For Sherrod, streak running has wider implications. "If you can do this, there's so many other things you can do in life," she says. "I want to do this as long as I can. I'm an avid believer in not giving up."

She has entertained the notion, however: When she fractured a toe, and when she was so knee-buckling sick she stumbled one mile downhill with a little help from the Law of Gravity. Lowell met her at the bottom and drove her home to bed.

Last summer Sherrod bought her first pair of track spikes. That was at the urging of Remus Medley, a friend of U'tonna's who informally coaches amateur runners. Medley conducts tough-love practices.

He put Margaret through her paces for three months. He had her running flights of stairs at a downtown parking garage, cranking out as many as 20 100-meter sprints on the track. One steamy day, Medley prescribed three two-mile repeats, each done in 15 minutes. That's a lot to ask of 49-year-old legs.

"I was exhausted," says Sherrod, "but I got that sense of accomplishment."

One of her goals is to run a four-hour marathon.
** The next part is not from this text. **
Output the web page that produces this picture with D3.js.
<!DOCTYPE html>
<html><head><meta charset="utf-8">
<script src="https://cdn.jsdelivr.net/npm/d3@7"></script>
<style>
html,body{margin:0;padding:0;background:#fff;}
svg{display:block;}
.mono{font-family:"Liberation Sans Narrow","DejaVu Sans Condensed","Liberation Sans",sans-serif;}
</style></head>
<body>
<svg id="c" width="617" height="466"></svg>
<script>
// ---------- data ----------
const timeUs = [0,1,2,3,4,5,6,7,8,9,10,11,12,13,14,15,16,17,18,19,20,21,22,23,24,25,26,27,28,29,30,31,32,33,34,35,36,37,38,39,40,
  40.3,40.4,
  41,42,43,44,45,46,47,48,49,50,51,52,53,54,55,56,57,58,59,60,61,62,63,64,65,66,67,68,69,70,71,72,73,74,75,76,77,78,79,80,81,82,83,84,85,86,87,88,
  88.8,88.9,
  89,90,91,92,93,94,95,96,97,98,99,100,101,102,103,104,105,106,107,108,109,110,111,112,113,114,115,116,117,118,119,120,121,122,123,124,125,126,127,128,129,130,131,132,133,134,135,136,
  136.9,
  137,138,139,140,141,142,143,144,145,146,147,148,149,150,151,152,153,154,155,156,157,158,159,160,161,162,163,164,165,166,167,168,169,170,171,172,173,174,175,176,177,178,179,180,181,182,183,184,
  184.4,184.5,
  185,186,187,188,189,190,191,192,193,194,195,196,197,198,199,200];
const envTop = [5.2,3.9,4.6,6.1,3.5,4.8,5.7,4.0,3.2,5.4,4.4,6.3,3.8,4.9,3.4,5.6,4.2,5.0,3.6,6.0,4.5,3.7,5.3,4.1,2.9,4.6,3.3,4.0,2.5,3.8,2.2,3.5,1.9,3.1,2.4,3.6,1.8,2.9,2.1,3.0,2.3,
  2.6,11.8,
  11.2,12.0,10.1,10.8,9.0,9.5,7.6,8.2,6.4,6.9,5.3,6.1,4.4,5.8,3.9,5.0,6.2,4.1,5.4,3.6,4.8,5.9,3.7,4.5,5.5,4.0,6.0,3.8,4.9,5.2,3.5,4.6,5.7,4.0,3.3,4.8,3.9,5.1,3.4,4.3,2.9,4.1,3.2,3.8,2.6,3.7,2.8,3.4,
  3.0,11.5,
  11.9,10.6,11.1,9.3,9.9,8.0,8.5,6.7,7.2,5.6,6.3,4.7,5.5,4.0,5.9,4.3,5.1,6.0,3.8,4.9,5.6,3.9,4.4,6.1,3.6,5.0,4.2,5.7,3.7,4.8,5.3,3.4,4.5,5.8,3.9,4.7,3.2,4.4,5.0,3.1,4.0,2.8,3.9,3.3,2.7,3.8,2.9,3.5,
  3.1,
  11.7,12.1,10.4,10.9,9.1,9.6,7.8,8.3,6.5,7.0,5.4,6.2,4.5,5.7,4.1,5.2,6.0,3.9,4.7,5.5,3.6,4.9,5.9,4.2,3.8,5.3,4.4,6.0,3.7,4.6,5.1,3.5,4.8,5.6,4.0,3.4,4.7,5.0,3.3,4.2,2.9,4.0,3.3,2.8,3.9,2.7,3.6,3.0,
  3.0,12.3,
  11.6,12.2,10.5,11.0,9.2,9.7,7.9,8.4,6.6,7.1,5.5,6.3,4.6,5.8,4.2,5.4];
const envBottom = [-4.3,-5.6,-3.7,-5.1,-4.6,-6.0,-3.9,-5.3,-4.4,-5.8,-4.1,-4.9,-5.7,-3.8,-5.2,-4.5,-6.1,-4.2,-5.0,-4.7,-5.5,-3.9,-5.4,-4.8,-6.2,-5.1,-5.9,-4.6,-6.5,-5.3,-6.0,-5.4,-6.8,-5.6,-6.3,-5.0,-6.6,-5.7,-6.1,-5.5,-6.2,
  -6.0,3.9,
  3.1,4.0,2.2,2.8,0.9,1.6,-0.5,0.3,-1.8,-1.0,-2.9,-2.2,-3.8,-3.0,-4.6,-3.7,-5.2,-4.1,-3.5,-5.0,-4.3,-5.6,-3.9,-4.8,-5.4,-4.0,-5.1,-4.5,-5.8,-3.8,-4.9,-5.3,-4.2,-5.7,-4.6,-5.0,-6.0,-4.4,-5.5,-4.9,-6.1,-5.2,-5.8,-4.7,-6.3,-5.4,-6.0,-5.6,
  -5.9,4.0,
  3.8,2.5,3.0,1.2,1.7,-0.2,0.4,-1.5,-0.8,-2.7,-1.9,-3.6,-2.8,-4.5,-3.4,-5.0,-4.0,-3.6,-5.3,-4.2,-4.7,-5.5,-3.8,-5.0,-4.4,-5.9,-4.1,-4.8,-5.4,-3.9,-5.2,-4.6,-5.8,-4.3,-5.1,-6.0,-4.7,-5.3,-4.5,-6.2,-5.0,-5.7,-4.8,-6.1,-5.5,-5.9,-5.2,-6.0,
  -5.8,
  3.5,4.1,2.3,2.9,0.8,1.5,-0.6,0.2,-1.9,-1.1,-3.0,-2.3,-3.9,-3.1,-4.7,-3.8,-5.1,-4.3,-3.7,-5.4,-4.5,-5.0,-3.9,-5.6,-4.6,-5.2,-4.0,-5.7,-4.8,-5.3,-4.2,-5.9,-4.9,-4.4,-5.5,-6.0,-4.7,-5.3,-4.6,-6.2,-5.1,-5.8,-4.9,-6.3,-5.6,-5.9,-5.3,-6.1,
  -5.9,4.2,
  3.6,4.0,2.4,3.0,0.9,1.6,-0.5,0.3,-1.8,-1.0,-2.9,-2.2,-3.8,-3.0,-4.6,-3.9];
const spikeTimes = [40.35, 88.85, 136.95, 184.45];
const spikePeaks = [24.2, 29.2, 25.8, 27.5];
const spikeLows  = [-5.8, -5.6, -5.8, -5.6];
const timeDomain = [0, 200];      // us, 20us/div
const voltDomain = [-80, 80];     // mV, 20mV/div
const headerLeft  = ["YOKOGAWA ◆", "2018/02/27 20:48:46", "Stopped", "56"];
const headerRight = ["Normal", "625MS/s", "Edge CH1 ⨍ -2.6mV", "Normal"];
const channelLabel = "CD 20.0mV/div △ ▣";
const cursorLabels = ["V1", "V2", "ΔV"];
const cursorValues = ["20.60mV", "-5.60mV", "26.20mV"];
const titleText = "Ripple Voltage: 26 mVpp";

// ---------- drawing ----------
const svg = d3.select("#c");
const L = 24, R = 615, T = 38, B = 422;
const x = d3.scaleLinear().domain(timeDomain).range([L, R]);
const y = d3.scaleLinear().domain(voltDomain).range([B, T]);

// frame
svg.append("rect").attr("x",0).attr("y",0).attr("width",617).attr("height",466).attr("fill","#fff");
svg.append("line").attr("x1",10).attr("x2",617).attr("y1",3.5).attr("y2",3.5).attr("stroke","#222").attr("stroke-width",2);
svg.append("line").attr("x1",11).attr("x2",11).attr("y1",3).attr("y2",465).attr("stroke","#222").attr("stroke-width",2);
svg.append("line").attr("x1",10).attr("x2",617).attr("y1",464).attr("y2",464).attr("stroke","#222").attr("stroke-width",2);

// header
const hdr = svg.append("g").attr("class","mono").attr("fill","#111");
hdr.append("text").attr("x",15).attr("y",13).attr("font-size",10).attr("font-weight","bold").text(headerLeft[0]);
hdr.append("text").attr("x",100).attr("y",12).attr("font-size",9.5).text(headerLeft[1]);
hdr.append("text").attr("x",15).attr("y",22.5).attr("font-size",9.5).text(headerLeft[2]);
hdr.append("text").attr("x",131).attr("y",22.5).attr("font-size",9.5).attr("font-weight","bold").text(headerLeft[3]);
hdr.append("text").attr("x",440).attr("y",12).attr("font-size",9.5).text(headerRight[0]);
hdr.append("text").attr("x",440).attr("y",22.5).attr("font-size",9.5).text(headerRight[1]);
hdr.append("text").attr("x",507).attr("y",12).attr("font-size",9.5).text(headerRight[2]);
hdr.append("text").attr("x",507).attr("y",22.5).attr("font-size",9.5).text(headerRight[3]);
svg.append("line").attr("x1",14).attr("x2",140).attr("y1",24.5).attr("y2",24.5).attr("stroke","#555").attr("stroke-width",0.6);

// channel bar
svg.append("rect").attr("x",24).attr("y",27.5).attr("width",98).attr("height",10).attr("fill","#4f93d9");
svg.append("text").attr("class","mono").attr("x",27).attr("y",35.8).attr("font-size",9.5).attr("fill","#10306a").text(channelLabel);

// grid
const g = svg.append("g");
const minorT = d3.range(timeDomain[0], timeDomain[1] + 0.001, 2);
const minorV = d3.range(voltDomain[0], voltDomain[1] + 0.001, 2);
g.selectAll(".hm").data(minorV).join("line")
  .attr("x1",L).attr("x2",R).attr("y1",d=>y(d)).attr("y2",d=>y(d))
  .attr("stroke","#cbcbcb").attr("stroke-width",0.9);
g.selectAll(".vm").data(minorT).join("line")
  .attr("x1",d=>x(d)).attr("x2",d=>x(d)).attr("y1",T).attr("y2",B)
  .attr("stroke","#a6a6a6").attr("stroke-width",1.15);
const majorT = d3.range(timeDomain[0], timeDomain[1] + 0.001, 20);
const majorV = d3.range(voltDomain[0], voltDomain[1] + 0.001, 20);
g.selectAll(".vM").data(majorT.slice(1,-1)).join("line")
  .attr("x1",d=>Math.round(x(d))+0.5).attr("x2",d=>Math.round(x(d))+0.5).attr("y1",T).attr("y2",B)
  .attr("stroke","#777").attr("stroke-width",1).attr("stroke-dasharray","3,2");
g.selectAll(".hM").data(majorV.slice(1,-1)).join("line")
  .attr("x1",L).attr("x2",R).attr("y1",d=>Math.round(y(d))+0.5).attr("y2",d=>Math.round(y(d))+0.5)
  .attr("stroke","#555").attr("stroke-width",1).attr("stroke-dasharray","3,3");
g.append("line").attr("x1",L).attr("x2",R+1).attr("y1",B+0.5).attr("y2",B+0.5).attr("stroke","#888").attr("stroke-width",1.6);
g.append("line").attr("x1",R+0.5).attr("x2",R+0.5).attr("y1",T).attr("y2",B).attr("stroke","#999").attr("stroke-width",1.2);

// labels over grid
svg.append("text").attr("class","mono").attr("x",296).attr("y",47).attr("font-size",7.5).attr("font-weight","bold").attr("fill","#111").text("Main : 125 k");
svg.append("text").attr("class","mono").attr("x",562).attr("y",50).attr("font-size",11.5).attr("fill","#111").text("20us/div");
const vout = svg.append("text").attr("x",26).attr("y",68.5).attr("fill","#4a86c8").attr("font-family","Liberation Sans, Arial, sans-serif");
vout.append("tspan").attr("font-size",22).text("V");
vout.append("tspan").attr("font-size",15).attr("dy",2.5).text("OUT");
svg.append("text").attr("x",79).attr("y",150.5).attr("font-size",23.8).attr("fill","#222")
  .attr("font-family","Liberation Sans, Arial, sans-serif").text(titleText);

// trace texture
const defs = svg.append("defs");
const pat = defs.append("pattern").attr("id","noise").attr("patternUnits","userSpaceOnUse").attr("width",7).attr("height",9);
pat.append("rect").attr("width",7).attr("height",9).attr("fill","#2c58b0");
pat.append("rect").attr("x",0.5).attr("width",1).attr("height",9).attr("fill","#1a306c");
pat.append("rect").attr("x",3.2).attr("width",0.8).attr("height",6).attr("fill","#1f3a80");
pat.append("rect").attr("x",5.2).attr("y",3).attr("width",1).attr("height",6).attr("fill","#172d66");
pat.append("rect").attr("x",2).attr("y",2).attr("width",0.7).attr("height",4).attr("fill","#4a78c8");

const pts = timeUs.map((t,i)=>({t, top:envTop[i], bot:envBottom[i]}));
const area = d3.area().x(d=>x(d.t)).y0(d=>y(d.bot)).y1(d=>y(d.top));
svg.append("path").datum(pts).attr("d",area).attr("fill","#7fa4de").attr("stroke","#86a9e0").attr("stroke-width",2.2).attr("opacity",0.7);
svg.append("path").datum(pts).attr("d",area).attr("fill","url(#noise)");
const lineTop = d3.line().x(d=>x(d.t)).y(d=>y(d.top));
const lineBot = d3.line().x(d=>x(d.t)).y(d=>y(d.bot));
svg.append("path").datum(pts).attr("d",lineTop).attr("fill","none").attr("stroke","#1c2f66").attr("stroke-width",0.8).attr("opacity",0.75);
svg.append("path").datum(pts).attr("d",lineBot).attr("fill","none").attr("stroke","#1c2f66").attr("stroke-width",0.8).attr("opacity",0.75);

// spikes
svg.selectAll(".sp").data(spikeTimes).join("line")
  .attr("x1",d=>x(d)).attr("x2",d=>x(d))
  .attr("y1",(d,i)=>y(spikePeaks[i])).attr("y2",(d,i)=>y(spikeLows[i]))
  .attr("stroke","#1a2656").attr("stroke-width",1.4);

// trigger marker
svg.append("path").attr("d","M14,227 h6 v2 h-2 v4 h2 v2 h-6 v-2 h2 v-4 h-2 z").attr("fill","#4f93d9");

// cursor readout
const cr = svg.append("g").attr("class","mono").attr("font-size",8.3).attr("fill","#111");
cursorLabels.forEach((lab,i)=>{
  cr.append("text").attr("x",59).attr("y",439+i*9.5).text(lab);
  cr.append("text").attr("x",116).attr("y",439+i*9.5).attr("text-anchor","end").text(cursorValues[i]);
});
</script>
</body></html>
A few weeks ago, she came close, clocking 4:03 for a marathon in Houston.

If she can withstand another round of Remus Medley punishment this summer, those remaining minutes may melt off her target time. Sherrod just wishes Medley had been at her side 30-some years ago, when the wink of an eye cost her a trip to the state track meet.

"I'd love to have that day back," she says.

Sherrod's way

Margaret Sherrod watches what she eats (lots of fruit and dry Cheerios, skimp on the pizza) and does light weight work in her home gym. She does 200 abdominal crunches a day and as many pushups as it takes to fatigue her shoulders. At 49, she remains flexible enough to do a full split.
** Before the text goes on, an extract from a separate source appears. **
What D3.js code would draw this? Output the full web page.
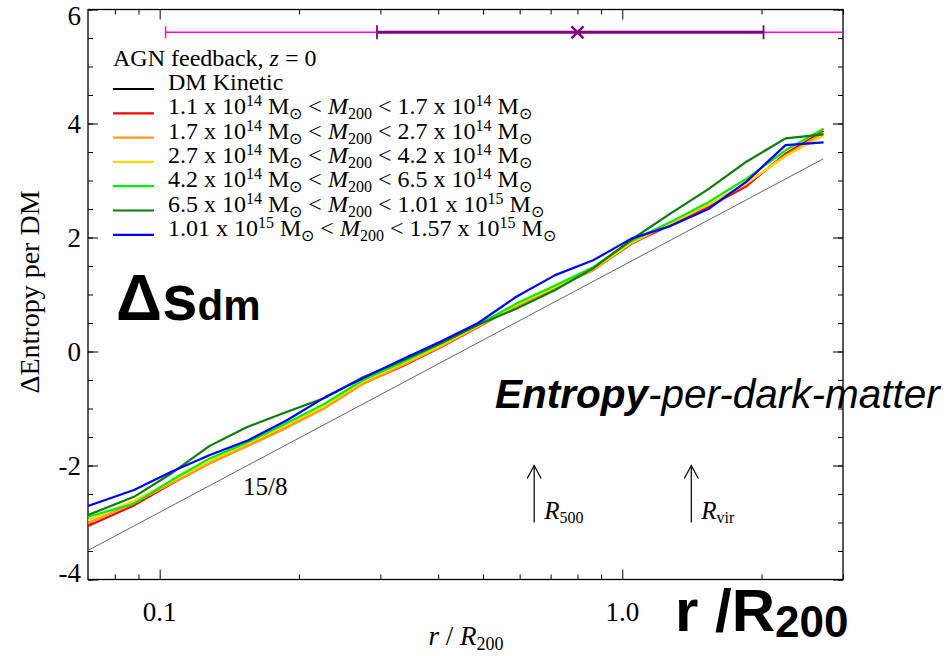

She runs day or night, whenever free time permits. She keeps a daily log that includes the temperature, number of miles run and course followed. Treadmill workouts count under the rules of streak running; Sherrod uses one about 10 times a year.

Just for the fun of it, she says, she also jumped rope (minimum 365 revolutions) every day in 2002. The longest she ever went without stopping was 1,990 jumps.

The United States Running Streak Association keeps the definitive list of active streaks, which are self-reported. It's available online at www.trizera.com/USRSA/AZ.htm. The reigning prince of perseverance is Baltimorean Bob Ray, who has been in a consecutive-day groove since April 4, 1967.